◆ PROMPT
Please print the lines between the one with "Write a Python" and the one with "from matplotlib.ticker import MultipleLocator", both ends included, exactly as written, with no pictures.

◆ RECORDS FOR THE TASK

---*---

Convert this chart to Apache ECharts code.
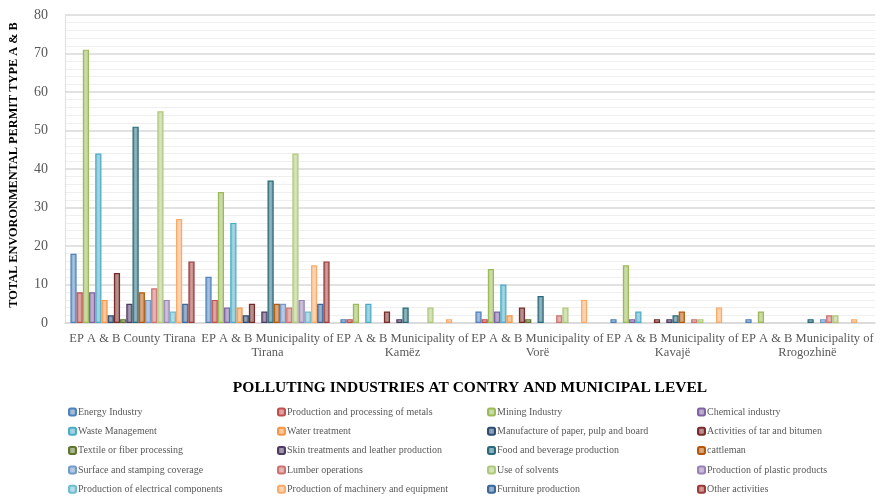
<!DOCTYPE html>
<html>
<head>
<meta charset="utf-8">
<script src="https://cdn.jsdelivr.net/npm/echarts@6/dist/echarts.min.js"></script>
<style>
  html, body { margin: 0; padding: 0; background: #fff; }
  #chart { width: 881px; height: 496px; }
</style>
</head>
<body>
<div id="chart"></div>
<script>
// Administrative units (x-axis categories)
const categories = [
  'EP A & B County Tirana',
  'EP A & B Municipality of\nTirana',
  'EP A & B Municipality of\nKamëz',
  'EP A & B Municipality of\nVorë',
  'EP A & B Municipality of\nKavajë',
  'EP A & B Municipality of\nRrogozhinë'
];

// Industry names, in legend order
const industries = [
  'Energy Industry', 'Production and processing of metals', 'Mining Industry', 'Chemical industry',
  'Waste Management', 'Water treatment', 'Manufacture of paper, pulp and board', 'Activities of tar and bitumen',
  'Textile or fiber processing', 'Skin treatments and leather production', 'Food and beverage production', 'cattleman',
  'Surface and stamping coverage', 'Lumber operations', 'Use of solvents', 'Production of plastic products',
  'Production of electrical components', 'Production of machinery and equipment', 'Furniture production', 'Other activities'
];

// Permit counts per unit, one value per industry (same order as industries)
const countyTirana   = [18, 8, 71, 8, 44, 6, 2, 13, 1, 5, 51, 8, 6, 9, 55, 6, 3, 27, 5, 16];
const muniTirana     = [12, 6, 34, 4, 26, 4, 2, 5, 0, 3, 37, 5, 5, 4, 44, 6, 3, 15, 5, 16];
const muniKamez      = [1, 1, 5, 0, 5, 0, 0, 3, 0, 1, 4, 0, 0, 0, 4, 0, 0, 1, 0, 0];
const muniVore       = [3, 1, 14, 3, 10, 2, 0, 4, 1, 0, 7, 0, 0, 2, 4, 0, 0, 6, 0, 0];
const muniKavaje     = [1, 0, 15, 1, 3, 0, 0, 1, 0, 1, 2, 3, 0, 1, 1, 0, 0, 4, 0, 0];
const muniRrogozhine = [1, 0, 3, 0, 0, 0, 0, 0, 0, 0, 1, 0, 1, 2, 2, 0, 0, 1, 0, 0];

const unitValues = [countyTirana, muniTirana, muniKamez, muniVore, muniKavaje, muniRrogozhine];

// Y-axis range
const yMin = 0, yMax = 80, yStep = 10;

// Office-style palette with darker / lighter variations
const palette = [
  '#4F81BD', '#C0504D', '#9BBB59', '#8064A2', '#4BACC6', '#F79646',
  '#2C4D75', '#772C2A', '#5F7530', '#4D3B62', '#276A7C', '#B65708',
  '#729ACA', '#CD7371', '#AFC97A', '#9983B5', '#6FBDD1', '#F9AB6B',
  '#3A679C', '#9C3A38'
];

function mix(hex, t) {
  const n = parseInt(hex.slice(1), 16);
  const r = (n >> 16) & 255, g = (n >> 8) & 255, b = n & 255;
  const f = c => Math.round(c + (255 - c) * t);
  return 'rgb(' + f(r) + ',' + f(g) + ',' + f(b) + ')';
}

const serif = '"Liberation Serif", "Times New Roman", serif';

// Zero counts are left empty so no outline is drawn on the baseline
const series = industries.map((name, i) => ({
  name: name,
  type: 'bar',
  barGap: '0%',
  barCategoryGap: '8%',
  data: unitValues.map(v => (v[i] === 0 ? '-' : v[i])),
  itemStyle: {
    color: {
      type: 'linear', x: 0, y: 0, x2: 1, y2: 0,
      colorStops: [
        { offset: 0, color: mix(palette[i], 0.25) },
        { offset: 0.5, color: mix(palette[i], 0.5) },
        { offset: 1, color: mix(palette[i], 0.3) }
      ]
    },
    borderColor: palette[i],
    borderWidth: 1.2
  }
}));

// Four legend columns, five rows each (row-wise order)
const colLeft = [63, 272, 482, 692];
const legends = colLeft.map((left, c) => ({
  orient: 'vertical',
  left: left,
  top: 402,
  height: 94,
  itemGap: 9.3,
  itemWidth: 7,
  itemHeight: 7,
  data: industries.filter((_, k) => k % 4 === c),
  textStyle: { fontFamily: serif, fontSize: 10, lineHeight: 10, color: '#595959', padding: [0, 0, 0, -3] },
  selectedMode: false
}));

const chart = echarts.init(document.getElementById('chart'), null, { renderer: 'canvas' });
chart.setOption({
  animation: false,
  color: palette,
  grid: { left: 60, right: 6, top: 15, bottom: 173, containLabel: false },
  legend: legends,
  xAxis: {
    type: 'category',
    data: categories,
    axisTick: { show: false },
    axisLine: { lineStyle: { color: '#d9d9d9', width: 1.5 } },
    axisLabel: {
      interval: 0, fontFamily: serif, fontSize: 12.5, color: '#595959',
      lineHeight: 14, margin: 9
    },
    name: 'POLLUTING INDUSTRIES AT CONTRY AND MUNICIPAL LEVEL',
    nameLocation: 'middle',
    nameGap: 57,
    nameTextStyle: { fontFamily: serif, fontSize: 15.5, fontWeight: 'bold', color: '#000' }
  },
  yAxis: {
    type: 'value',
    min: yMin, max: yMax, interval: yStep,
    axisLine: { show: true, lineStyle: { color: '#d9d9d9', type: 'dotted' } },
    axisTick: { show: false },
    axisLabel: { fontFamily: serif, fontSize: 14, color: '#595959', margin: 17 },
    splitLine: { lineStyle: { color: '#d9d9d9', width: 1.5 } },
    minorTick: { show: false, splitNumber: 5 },
    minorSplitLine: { show: true, lineStyle: { color: '#efefef', width: 1 } },
    name: 'TOTAL ENVORONMENTAL PERMIT TYPE A & B',
    nameLocation: 'middle',
    nameGap: 45,
    nameRotate: 90,
    nameTextStyle: { fontFamily: serif, fontSize: 12.3, fontWeight: 'bold', color: '#000', padding: [0, 0, 0, 8] }
  },
  series: series
});
</script>
</body>
</html>
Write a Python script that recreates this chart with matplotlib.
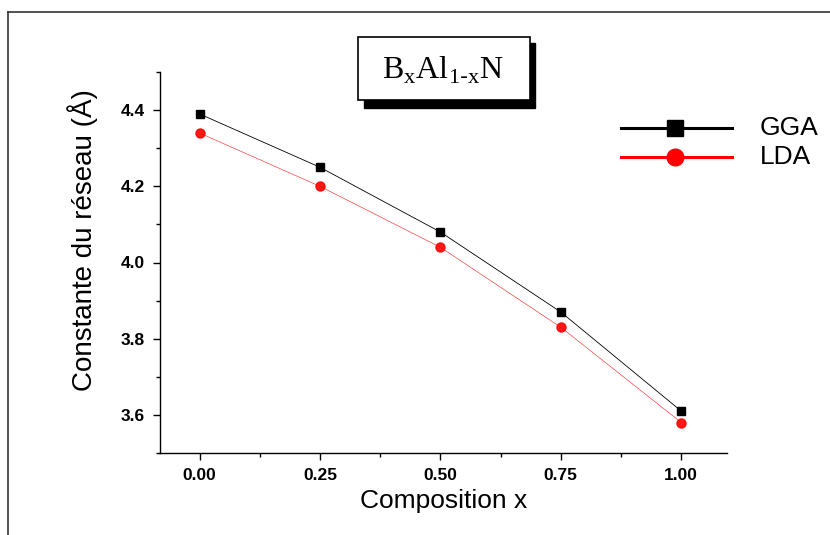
import matplotlib
matplotlib.use("Agg")
import matplotlib.pyplot as plt
from matplotlib.lines import Line2D
from matplotlib.patches import Rectangle
from matplotlib.ticker import MultipleLocator

# data
composition = [0.00, 0.25, 0.50, 0.75, 1.00]
gga = [4.39, 4.25, 4.08, 3.87, 3.61]
lda = [4.34, 4.20, 4.04, 3.83, 3.58]
xtick_labels = ["0.00", "0.25", "0.50", "0.75", "1.00"]
ytick_values = [3.6, 3.8, 4.0, 4.2, 4.4]

W, H = 830, 535
fig = plt.figure(figsize=(W / 100, H / 100), dpi=100)

# outer frame (only left and top edges visible)
fig.add_artist(Line2D([8 / W, 8 / W], [0, 1 - 12 / H], transform=fig.transFigure,
                      color="#333333", lw=1.2))
fig.add_artist(Line2D([8 / W, 1], [1 - 12 / H, 1 - 12 / H], transform=fig.transFigure,
                      color="#333333", lw=1.2))

ax = fig.add_axes([160 / W, 1 - 453 / H, (727 - 160) / W, (453 - 72) / H])
ax.plot(composition, gga, color="black", lw=0.6, marker="s", ms=6)
ax.plot(composition, lda, color="red", lw=0.4, alpha=0.9, marker="o", ms=6.5,
        mfc="red", mec="red")

ax.set_xlim(-0.082, 1.095)
ax.set_ylim(3.5, 4.5)
ax.set_xticks(composition)
ax.set_xticklabels(xtick_labels)
ax.set_yticks(ytick_values)
ax.set_yticklabels([f"{v:.1f}" for v in ytick_values])
ax.xaxis.set_minor_locator(MultipleLocator(0.125))
ax.yaxis.set_minor_locator(MultipleLocator(0.1))
ax.tick_params(which="major", direction="out", length=5, width=1, pad=6)
ax.tick_params(which="minor", direction="out", length=3, width=1)
for lab in ax.get_xticklabels() + ax.get_yticklabels():
    lab.set_fontweight("bold")
    lab.set_family("Liberation Sans")
    lab.set_fontsize(12.5)

ax.spines["top"].set_visible(False)
ax.spines["right"].set_visible(False)
ax.spines["left"].set_linewidth(1)
ax.spines["bottom"].set_linewidth(1)

ax.set_xlabel("Composition x", fontsize=19, family="Liberation Sans", labelpad=4)
ax.set_ylabel("Constante du réseau (Å)", fontsize=20, family="Liberation Sans")
ax.yaxis.set_label_coords(-0.11, 0.56)

# title box with drop shadow
fig.add_artist(Rectangle((364 / W, 1 - 108 / H), (535 - 364) / W, (108 - 43) / H,
                         transform=fig.transFigure, facecolor="black", edgecolor="black"))
fig.add_artist(Rectangle((358 / W, 1 - 100 / H), (530 - 358) / W, (100 - 37) / H,
                         transform=fig.transFigure, facecolor="white", edgecolor="black", lw=1.2))
fig.text(443 / W, 1 - 70 / H, r"B$_\mathregular{x}$Al$_\mathregular{1\text{-}x}$N",
         ha="center", va="center", fontsize=23, family="Liberation Serif")

# legend placed by hand to match the reference
legend_items = [("GGA", "black", "s", 11, 128), ("LDA", "red", "o", 12, 157)]
for name, col, mk, size, ypix in legend_items:
    yy = 1 - ypix / H
    fig.add_artist(Line2D([621 / W, 732 / W], [yy, yy], transform=fig.transFigure,
                          color=col, lw=2.2))
    fig.add_artist(Line2D([675 / W], [yy], transform=fig.transFigure, color=col,
                          marker=mk, ms=size, mfc=col, mec=col))
    fig.text(760 / W, yy, name, ha="left", va="center", fontsize=19,
             family="Liberation Sans")

fig.savefig("out.png", dpi=100)
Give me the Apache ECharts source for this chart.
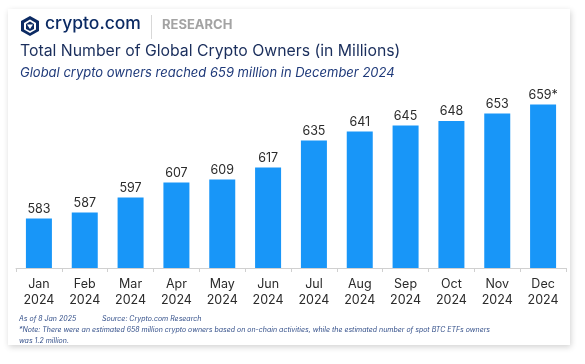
<!DOCTYPE html>
<html>
<head>
<meta charset="utf-8">
<script src="https://cdn.jsdelivr.net/npm/echarts@6/dist/echarts.min.js"></script>
<style>
html,body{margin:0;padding:0;background:#fff;}
#c{width:585px;height:364px;}
</style>
</head>
<body>
<div id="c"></div>
<script>
const months = ['Jan','Feb','Mar','Apr','May','Jun','Jul','Aug','Sep','Oct','Nov','Dec'];
const years = ['2024','2024','2024','2024','2024','2024','2024','2024','2024','2024','2024','2024'];
const owners = [583,587,597,607,609,617,635,641,645,648,653,659];
const valueSuffix = ['','','','','','','','','','','','*'];

const categories = months.map((m,i)=>m+'\n'+years[i]);
const font = 'Inter, "Noto Sans", sans-serif';

const chart = echarts.init(document.getElementById('c'), null, {renderer:'canvas'});
chart.setOption({
  backgroundColor:'#ffffff',
  animation:false,
  graphic:[
    {type:'rect', shape:{x:8,y:9,width:562,height:336},
     style:{fill:'#fff', shadowBlur:6, shadowColor:'rgba(0,0,0,0.18)', shadowOffsetX:1, shadowOffsetY:2}, z:-10},
    // logo
    {type:'polygon', shape:{points:[[30,16],[39,21],[39,31],[30,36],[21,31],[21,21]]}, style:{fill:'#0b2a63'}},
    {type:'polygon', shape:{points:[[30,19.5],[36,23],[36,29.5],[30,33],[24,29.5],[24,23]]}, style:{fill:'#fff'}},
    {type:'polygon', shape:{points:[[30,21.5],[34,24],[34,29],[30,31],[26,29],[26,24]]}, style:{fill:'#0b2a63'}},
    {type:'polygon', shape:{points:[[27,24.5],[33,24.5],[30,29]]}, style:{fill:'#fff'}},
    {type:'text', left:45, top:15, style:{text:'crypto.com', font:'500 17.5px '+font, fill:'#0b2a63'}},
    {type:'rect', shape:{x:151,y:15,width:1,height:24}, style:{fill:'#d8d8d8'}},
    {type:'text', left:162, top:19, style:{text:'RESEARCH', font:'700 13px '+font, fill:'#a3a3a3'}},
    {type:'text', left:20, top:43, style:{text:'Total Number of Global Crypto Owners (in Millions)', font:'400 15.8px '+font, fill:'#1a2e5c'}},
    {type:'text', left:20, top:67, style:{text:'Global crypto owners reached 659 million in December 2024', font:'italic 400 13px '+font, fill:'#1f3a7a'}},
    {type:'text', left:19, top:315, style:{text:'As of 8 Jan 2025', font:'italic 7px '+font, fill:'#34508a'}},
    {type:'text', left:102, top:315, style:{text:'Source: Crypto.com Research', font:'italic 7px '+font, fill:'#34508a'}},
    {type:'text', left:19, top:326, style:{text:'*Note: There were an estimated 658 million crypto owners based on on-chain activities, while the estimated number of spot BTC ETFs owners', font:'italic 7px '+font, fill:'#34508a'}},
    {type:'text', left:19, top:337, style:{text:'was 1.2 million.', font:'italic 7px '+font, fill:'#34508a'}}
  ],
  grid:{left:16, right:19, top:88, height:180, containLabel:false},
  xAxis:{
    type:'category', data:categories,
    axisLine:{lineStyle:{color:'#d0d0d0'}},
    axisTick:{show:true, length:4, lineStyle:{color:'#d0d0d0'}},
    axisLabel:{color:'#2b2b2b', fontSize:12.5, fontFamily:font, lineHeight:16, margin:8, interval:0}
  },
  yAxis:{type:'value', min:550, max:670, show:false, splitLine:{show:false}},
  series:[{
    type:'bar', data:owners, barWidth:26,
    itemStyle:{color:'#1896f8'},
    label:{show:true, position:'top', distance:3, color:'#2b2b2b', fontSize:12.5, fontFamily:font,
      formatter:p=>p.value+valueSuffix[p.dataIndex]}
  }]
});
</script>
</body>
</html>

---*---

◆ WRITTEN SOLUTION
Write a Python script that recreates this chart with matplotlib.
import matplotlib
matplotlib.use("Agg")
import matplotlib.pyplot as plt
from matplotlib.lines import Line2D
from matplotlib.patches import Rectangle
from matplotlib.ticker import MultipleLocator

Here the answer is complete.